Ketua KUKB, Batara R. Hutagalung bersama Bert Koenders, Juru Bicara Fraksi Partai Buruh Belanda (PvdA), di Tweede Kamer, Den Haag


Rakyat Merdeka, 19 Desember 2005

Laporan Rakyat Merdeka A Supardi Adiwidjaya Dari Belanda


KAMIS (15/12) lalu, di gedung parlemen (tweede kamer) Belanda, Den Haag, berlangsung pertemuan Ketua Komite Utang Kehormatan Belanda (KUKB) Batara Hutagalung, Ketua Dewan Kehormatan KUKB Laksamana Pertama TNI (Purn) Mulyo Wibisono MSc. dengan Bert Koenders —juru bicara fraksi Partai Buruh Belanda (PvdA) dan Angelien Eijsink — anggota frak¬si PvdA di parlemen Belanda

Dalam pertemuan dengan dua anggota parlemen Belanda dari Fraksi PvDA tersebut, Batara menyampaikan berbagai permasalahan yang ada antara bangsa Indonesia dan bangsa Belanda yang dianggap KUKB belum diselesaikan. Pertama, hingga kini Belanda tetap tidak mengakui kemerdekaan Indonesia 17 Agustus 1945. Kedua, Belanda tetap tak mau minta maaf kepada bangsa Indonesia dan tidak pernah memperhatikan nasib para korban agresi militer Belanda, yang mereka sebut aksi polisionil ke I dan ke II di Indonesia.

Dalam konteks ini, KUKB mengajukan tuntutan kepada Pemerintah Belanda untuk: 

Pertama, mengakui Kemerdekaan RI 17 Agustus 1945; dan 

Kedua, minta maaf kepada bangsa Indonesia atas penjajahan, perbudakan, pelangaran HAM berat dan kejahatan atas kemanusiaan.

Sejarah mencatat, pada 9 Desember 1947 tentara Belanda telah membantai 431 penduduk Rawagede. Pembantaian di Rawagede (Bekasi) dan di Sulawesi Selatan adalah kejahatan perang dan kejahatan atas kemanusiaan karena itu jelas melanggar konvensi Jenewa, yaitu dilarang membunuh penduduk sipil (non combatant).

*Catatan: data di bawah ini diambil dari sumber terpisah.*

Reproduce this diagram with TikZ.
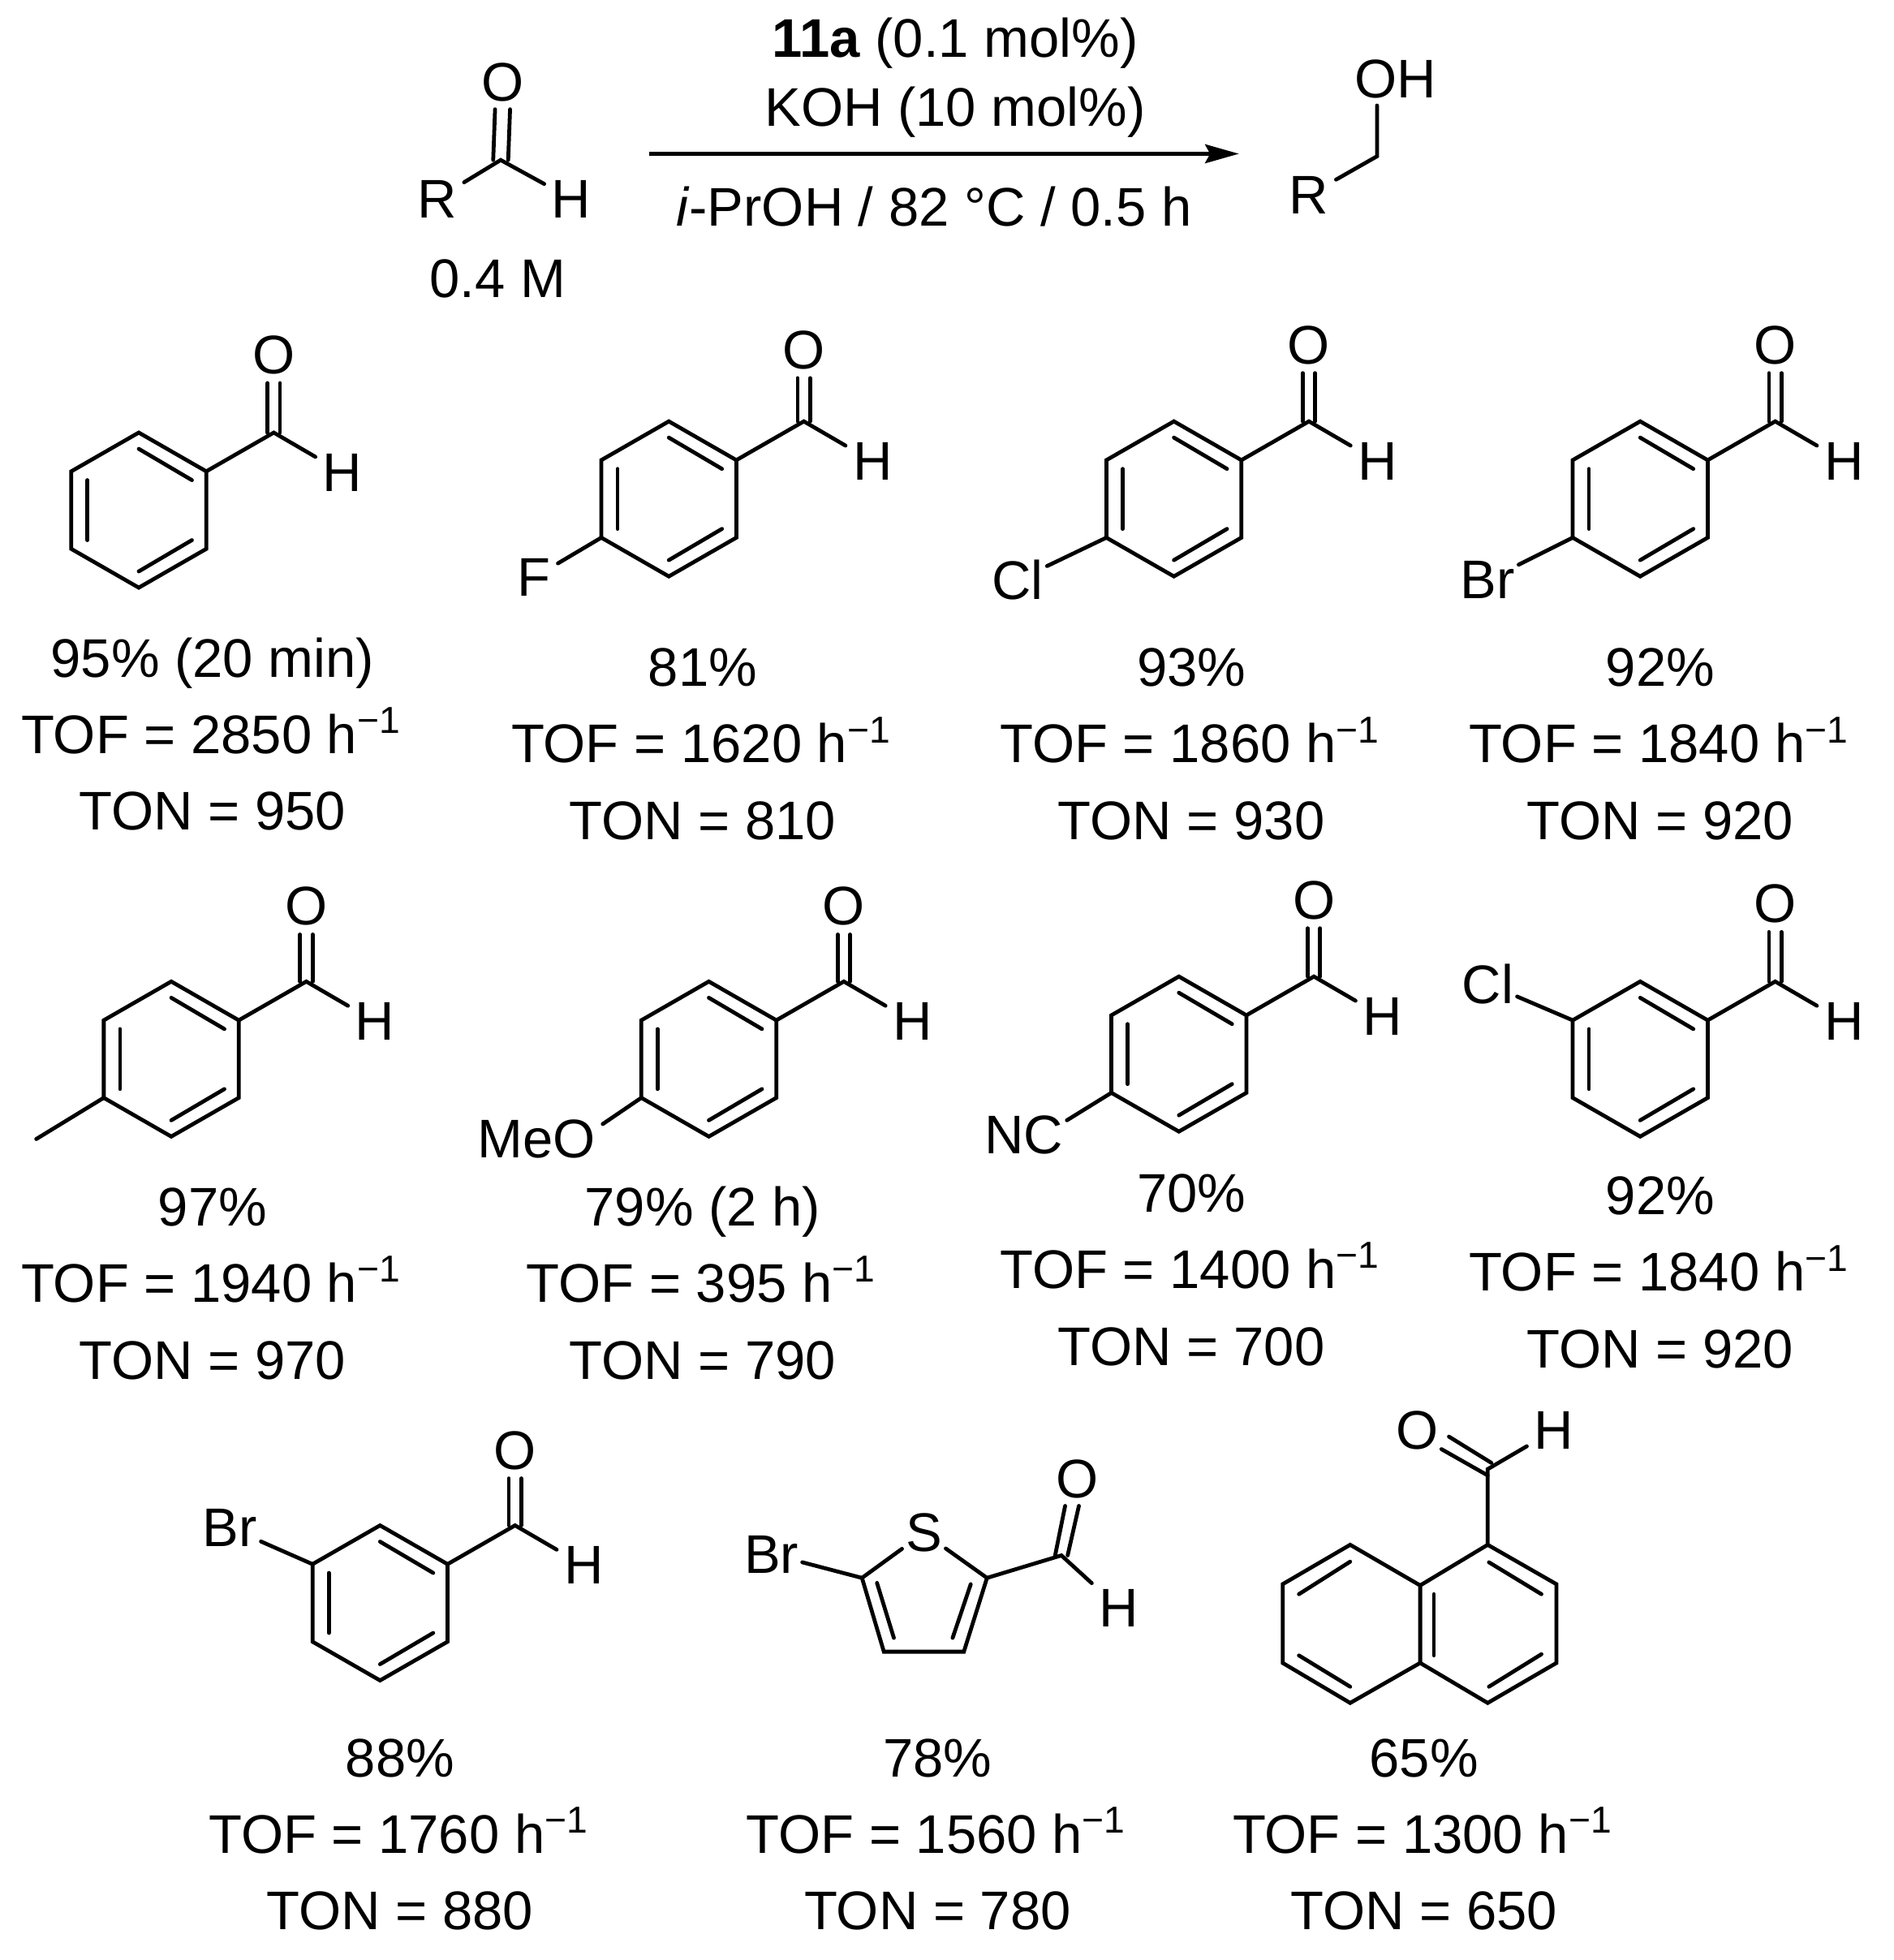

Dan di Rawagede, bahkan yang dibunuh waktu itu adalah remaja-remaja bukan saja yang berumur 15 tahun, tapi ada yang masih berumur 12 tahun. Saat ini masih hidup 22 janda korban, 11 di antaranya sudah tinggal di panti jompo dan 11 orang hadir pada acara peringatan Pem¬bantaian di Rawagede, yang diselenggarakan 13 Desember lalu.

Dan Selasa (13/12) pekan lalu, dalam pembicaraan dengan para korban pembantaian yang masih hidup di Rawagede, Batara dan Mulyo menanyakan, apakah mereka tidak pernah menuntut kepada pemerintah Belanda mengenai masalah konpensasi.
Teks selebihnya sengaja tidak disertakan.